Installation Considerations

Turbine Meter Installation

Turbine meters require straight pipe runs upstream and downstream to ensure laminar flow. Disturbances such as bends, valves, or pumps near the meter can introduce turbulence and reduce accuracy. They must also be installed carefully to avoid damage to the turbine blades during water surges.

Ultrasonic Meter Installation

Ultrasonic meters are more flexible in installation. Clamp-on designs require only access to the outer surface of the pipe. Inline designs also exist and are less sensitive to flow profile distortions. They can be installed on pipes of varying sizes and materials, from metal to plastic. This flexibility allows engineers to adapt them to complex systems more easily.

Cost and Economic Considerations

Cost of Turbine Flow Meters

Turbine water flow meters are generally less expensive to purchase and install compared to ultrasonic types. However, their long-term costs may rise due to maintenance, replacement of moving parts, and recalibration needs. For simple applications, their cost-effectiveness makes them a popular choice.

Cost of Ultrasonic Flow Meters

Ultrasonic meters typically involve higher upfront investment. The electronic components, sensors, and processing units contribute to the cost.

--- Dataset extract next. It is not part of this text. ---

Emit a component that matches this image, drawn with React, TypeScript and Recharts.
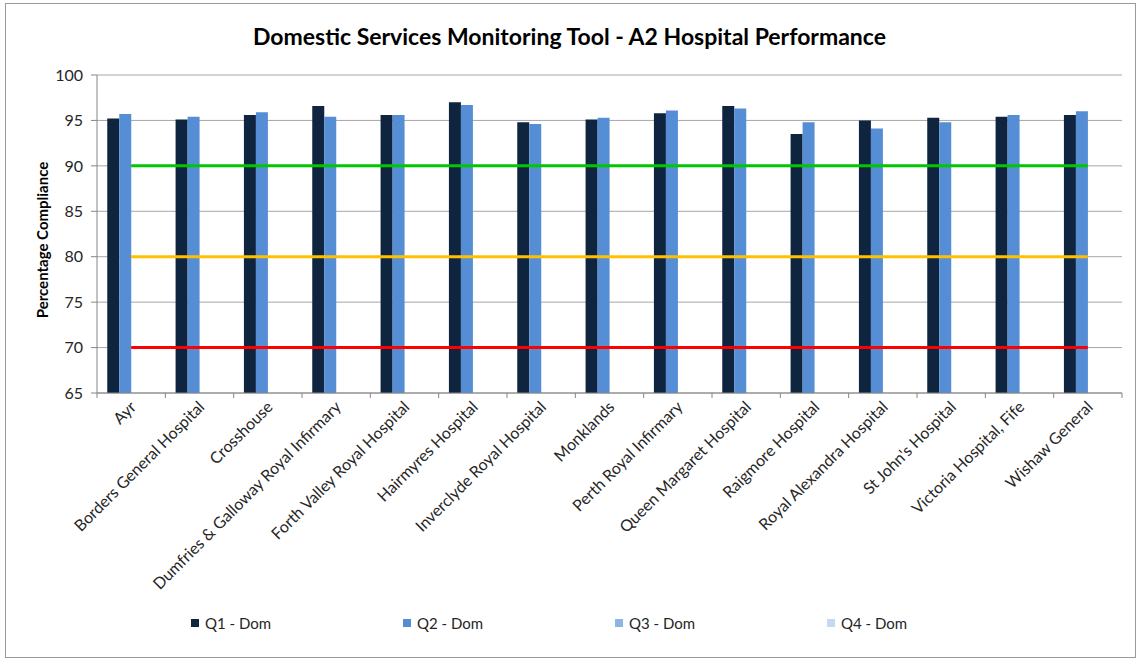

However, their low maintenance requirements and long service life often balance out the initial expense over time. For critical applications where accuracy and durability are essential, the investment is justified.

Technological Development

Advances in Turbine Meters

Recent designs of turbine water flow meters have incorporated improved materials for bearings and blades, enhancing wear resistance. Some models now integrate electronic sensors for more accurate reading and data output. These improvements help turbine meters remain competitive in certain applications.

Advances in Ultrasonic Meters

Ultrasonic technology continues to advance rapidly. Modern devices feature digital signal processing, wireless communication, and integration with smart systems. Portable ultrasonic meters are also available for temporary measurements. These developments expand their application range and reinforce their role in modern flow measurement systems.

Conclusion

When comparing turbine water flow meter designs with ultrasonic types, the differences are clear. Turbine meters provide a cost-effective and reliable solution for clean water and simple applications, but they are limited by wear and flow condition sensitivity. Ultrasonic meters, on the other hand, offer superior accuracy, non-invasive installation, and long-term durability, though at a higher initial cost.

The choice between the two depends on the application. If cost and simplicity are the main concerns, turbine meters may be ideal. If precision, minimal maintenance, and adaptability are required, ultrasonic meters provide the better solution. Both designs remain essential in water measurement, and understanding their classifications allows users to make informed decisions for effective system management.